> _Exercise details_
From the first line of the data below through the line holding "plt.rcParams['mathtext.sf'] = 'Liberation", output each line exactly and leave the pictures out.

------------------------------------

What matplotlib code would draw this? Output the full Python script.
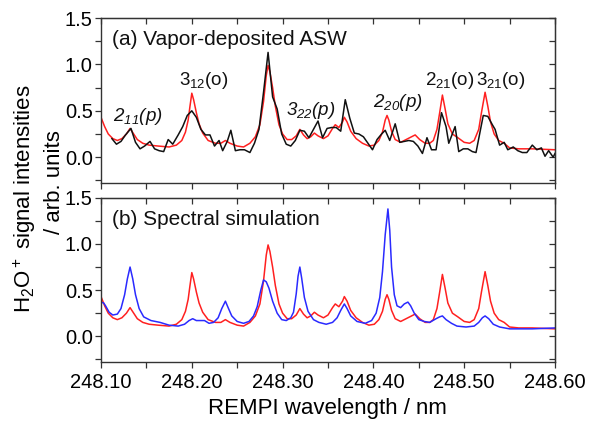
import matplotlib
matplotlib.use('Agg')
import matplotlib.pyplot as plt
from matplotlib.ticker import MultipleLocator, FormatStrFormatter

plt.rcParams['font.family'] = ['Liberation Sans', 'DejaVu Sans']
plt.rcParams['mathtext.fontset'] = 'custom'
plt.rcParams['mathtext.rm'] = 'Liberation Sans'
plt.rcParams['mathtext.it'] = 'Liberation Sans:italic'
# sf slot used for fully italic labels (digits too)
plt.rcParams['mathtext.sf'] = 'Liberation Sans:italic'

# simulated spectrum (red, same in both panels)
sim_x = [248.100, 248.104, 248.108, 248.113, 248.118, 248.123, 248.128, 248.132, 248.136, 248.140,
         248.146, 248.153, 248.163, 248.175, 248.183, 248.189, 248.193, 248.196, 248.198, 248.200,
         248.202, 248.205, 248.208, 248.212, 248.218, 248.226, 248.232, 248.237, 248.242, 248.250,
         248.257, 248.264, 248.270, 248.275, 248.279, 248.282, 248.284, 248.286, 248.289, 248.292,
         248.296, 248.300, 248.305, 248.310, 248.315, 248.319, 248.323, 248.327, 248.331, 248.335,
         248.339, 248.345, 248.350, 248.355, 248.358, 248.362, 248.366, 248.368, 248.371, 248.375,
         248.381, 248.388, 248.395, 248.401, 248.406, 248.410, 248.413, 248.415, 248.417, 248.420,
         248.424, 248.430, 248.438, 248.446, 248.451, 248.457, 248.462, 248.466, 248.470, 248.473,
         248.476, 248.479, 248.482, 248.487, 248.493, 248.500, 248.506, 248.511, 248.516, 248.519,
         248.523, 248.526, 248.529, 248.533, 248.538, 248.544, 248.550, 248.560, 248.575, 248.600]
sim_y = [0.43, 0.33, 0.25, 0.20, 0.18, 0.20, 0.25, 0.31, 0.25, 0.19,
         0.15, 0.13, 0.12, 0.11, 0.13, 0.18, 0.27, 0.40, 0.55, 0.69,
         0.62, 0.48, 0.36, 0.26, 0.18, 0.15, 0.15, 0.18, 0.15, 0.12,
         0.11, 0.15, 0.22, 0.35, 0.60, 0.88, 0.99, 0.92, 0.75, 0.55,
         0.35, 0.25, 0.19, 0.19, 0.23, 0.30, 0.24, 0.20, 0.22, 0.26,
         0.23, 0.20, 0.23, 0.31, 0.35, 0.32, 0.38, 0.43, 0.38, 0.28,
         0.20, 0.15, 0.12, 0.13, 0.18, 0.27, 0.40, 0.45, 0.40, 0.28,
         0.19, 0.16, 0.20, 0.24, 0.19, 0.15, 0.15, 0.18, 0.30, 0.48,
         0.67, 0.52, 0.36, 0.25, 0.21, 0.16, 0.15, 0.18, 0.30, 0.48,
         0.70, 0.55, 0.38, 0.25, 0.18, 0.15, 0.10, 0.09, 0.09, 0.08]

# simulated spectrum (blue, bottom panel)
sim2_x = [248.100, 248.103, 248.105, 248.109, 248.113, 248.118, 248.122, 248.126, 248.129, 248.132,
          248.135, 248.138, 248.142, 248.147, 248.155, 248.165, 248.175, 248.185, 248.192, 248.197,
          248.201, 248.205, 248.210, 248.214, 248.219, 248.224, 248.229, 248.233, 248.237, 248.240,
          248.244, 248.250, 248.257, 248.263, 248.268, 248.272, 248.276, 248.279, 248.282, 248.285,
          248.289, 248.294, 248.299, 248.304, 248.309, 248.312, 248.315, 248.317, 248.319, 248.321,
          248.324, 248.328, 248.334, 248.340, 248.348, 248.355, 248.360, 248.364, 248.368, 248.371,
          248.375, 248.382, 248.391, 248.398, 248.403, 248.407, 248.410, 248.413, 248.416, 248.418,
          248.420, 248.423, 248.426, 248.430, 248.434, 248.438, 248.441, 248.445, 248.450, 248.456,
          248.462, 248.469, 248.473, 248.476, 248.480, 248.486, 248.492, 248.502, 248.511, 248.516,
          248.520, 248.523, 248.527, 248.532, 248.539, 248.550, 248.575, 248.600]
sim2_y = [0.37, 0.36, 0.33, 0.26, 0.23, 0.24, 0.30, 0.45, 0.62, 0.75,
          0.62, 0.45, 0.30, 0.21, 0.17, 0.15, 0.12, 0.11, 0.13, 0.17,
          0.19, 0.17, 0.17, 0.17, 0.14, 0.15, 0.20, 0.30, 0.38, 0.31,
          0.22, 0.16, 0.14, 0.16, 0.22, 0.32, 0.50, 0.61, 0.59, 0.52,
          0.38, 0.25, 0.18, 0.17, 0.20, 0.26, 0.46, 0.65, 0.75, 0.63,
          0.42, 0.27, 0.18, 0.15, 0.13, 0.15, 0.20, 0.28, 0.35, 0.30,
          0.22, 0.16, 0.14, 0.17, 0.25, 0.42, 0.70, 1.10, 1.38, 1.15,
          0.75, 0.45, 0.33, 0.31, 0.35, 0.37, 0.33, 0.25, 0.18, 0.16,
          0.15, 0.19, 0.21, 0.22, 0.18, 0.14, 0.11, 0.10, 0.11, 0.15,
          0.20, 0.22, 0.19, 0.13, 0.10, 0.08, 0.08, 0.09]

# measured spectrum (black, top panel)
exp_x = [248.112, 248.117, 248.122, 248.127, 248.133, 248.138, 248.143, 248.148, 248.154, 248.159,
         248.164, 248.169, 248.174, 248.179, 248.185, 248.190, 248.195, 248.200, 248.205, 248.210,
         248.215, 248.220, 248.225, 248.230, 248.234, 248.239, 248.243, 248.248, 248.253, 248.258,
         248.264, 248.269, 248.274, 248.279, 248.284, 248.289, 248.294, 248.299, 248.304, 248.309,
         248.314, 248.319, 248.324, 248.329, 248.334, 248.339, 248.344, 248.349, 248.354, 248.359,
         248.364, 248.369, 248.374, 248.379, 248.384, 248.389, 248.394, 248.399, 248.404, 248.409,
         248.413, 248.418, 248.424, 248.429, 248.434, 248.439, 248.444, 248.449, 248.454, 248.459,
         248.464, 248.469, 248.475, 248.480, 248.483, 248.490, 248.494, 248.499, 248.504, 248.509,
         248.513, 248.517, 248.521, 248.526, 248.531, 248.534, 248.539, 248.544, 248.548, 248.554,
         248.559, 248.564, 248.569, 248.575, 248.580, 248.585, 248.589, 248.593, 248.598, 248.600]
exp_y = [0.20, 0.14, 0.17, 0.24, 0.31, 0.16, 0.09, 0.12, 0.17, 0.09,
         0.07, 0.06, 0.19, 0.14, 0.24, 0.33, 0.45, 0.50, 0.43, 0.30,
         0.24, 0.24, 0.12, 0.18, 0.07, 0.17, 0.29, 0.07, 0.08, 0.08,
         0.05, 0.15, 0.30, 0.70, 1.13, 0.65, 0.52, 0.25, 0.14, 0.12,
         0.18, 0.29, 0.28, 0.21, 0.30, 0.39, 0.21, 0.31, 0.32, 0.32,
         0.28, 0.62, 0.42, 0.26, 0.25, 0.22, 0.15, 0.08, 0.19, 0.25,
         0.29, 0.18, 0.36, 0.16, 0.17, 0.18, 0.17, 0.12, 0.04, 0.21,
         0.08, 0.08, 0.48, 0.33, 0.15, 0.33, 0.06, 0.09, 0.09, 0.06,
         0.05, 0.25, 0.45, 0.44, 0.35, 0.30, 0.13, 0.16, 0.08, 0.11,
         0.07, 0.05, 0.05, 0.13, 0.08, 0.10, 0.01, 0.07, 0.00, 0.04]

# peak assignments
peak_labels = [r'$\mathsf{2_{11}(p)}$', r'3$_{12}$(o)', r'$\mathsf{3_{22}(p)}$',
               r'$\mathsf{2_{20}(p)}$', r'2$_{21}$(o)', r'3$_{21}$(o)']
peak_x = [248.141, 248.213, 248.331, 248.4265, 248.484, 248.540]
peak_y = [0.385, 0.775, 0.46, 0.54, 0.78, 0.78]

fig = plt.figure(figsize=(6.03, 4.21), dpi=100)
ax1 = fig.add_axes([0.1675, 0.565, 0.7529, 0.392])
ax2 = fig.add_axes([0.1675, 0.140, 0.7529, 0.390])

ax1.plot(sim_x, sim_y, color='#ff2020', lw=1.1)
ax1.plot(exp_x, exp_y, color='#111111', lw=1.1)
ax2.plot(sim_x, sim_y, color='#ff2020', lw=1.1)
ax2.plot(sim2_x, sim2_y, color='#2a2aff', lw=1.1)

for ax in (ax1, ax2):
    ax.set_xlim(248.10, 248.60)
    ax.set_ylim(-0.28, 1.5)
    ax.xaxis.set_major_locator(MultipleLocator(0.1))
    ax.xaxis.set_minor_locator(MultipleLocator(0.05))
    ax.yaxis.set_major_locator(MultipleLocator(0.5))
    ax.yaxis.set_minor_locator(MultipleLocator(0.25))
    ax.yaxis.set_major_formatter(FormatStrFormatter('%.1f'))
    ax.xaxis.set_major_formatter(FormatStrFormatter('%.2f'))
    ax.tick_params(which='both', direction='out', length=4, width=0.9,
                   color='#333333', labelsize=14.5, pad=2)
    for s in ax.spines.values():
        s.set_color('#333333')
        s.set_linewidth(1.0)
    # inward ticks on top and right
    top = ax.secondary_xaxis('top')
    top.xaxis.set_major_locator(MultipleLocator(0.05))
    top.tick_params(direction='in', length=4, width=0.9, color='#333333', labeltop=False)
    right = ax.secondary_yaxis('right')
    right.yaxis.set_major_locator(MultipleLocator(0.25))
    right.tick_params(direction='in', length=4, width=0.9, color='#333333', labelright=False)

ax1.tick_params(axis='x', labelbottom=False)
ax2.tick_params(axis='x', pad=4)

ax1.text(0.024, 0.836, '(a) Vapor-deposited ASW', transform=ax1.transAxes, fontsize=15, color='#111111')
ax2.text(0.024, 0.835, '(b) Spectral simulation', transform=ax2.transAxes, fontsize=15, color='#111111')

for t, x, y in zip(peak_labels, peak_x, peak_y):
    ax1.text(x, y, t, ha='center', va='baseline', fontsize=13.5, color='#111111')

fig.text(0.5435, 0.016, 'REMPI wavelength / nm', ha='center', va='baseline', fontsize=16)
fig.text(0.0415, 0.527, r'H$_2$O$^+$ signal intensities', rotation=90, ha='center', va='center', fontsize=16)
fig.text(0.091, 0.568, '/ arb. units', rotation=90, ha='center', va='center', fontsize=16)

fig.savefig('out.png', dpi=100)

------------------------------------

> _Correct answer_
What matplotlib code would draw this? Output the full Python script.
import matplotlib
matplotlib.use('Agg')
import matplotlib.pyplot as plt
from matplotlib.ticker import MultipleLocator, FormatStrFormatter

plt.rcParams['font.family'] = ['Liberation Sans', 'DejaVu Sans']
plt.rcParams['mathtext.fontset'] = 'custom'
plt.rcParams['mathtext.rm'] = 'Liberation Sans'
plt.rcParams['mathtext.it'] = 'Liberation Sans:italic'
# sf slot used for fully italic labels (digits too)
plt.rcParams['mathtext.sf'] = 'Liberation Sans:italic'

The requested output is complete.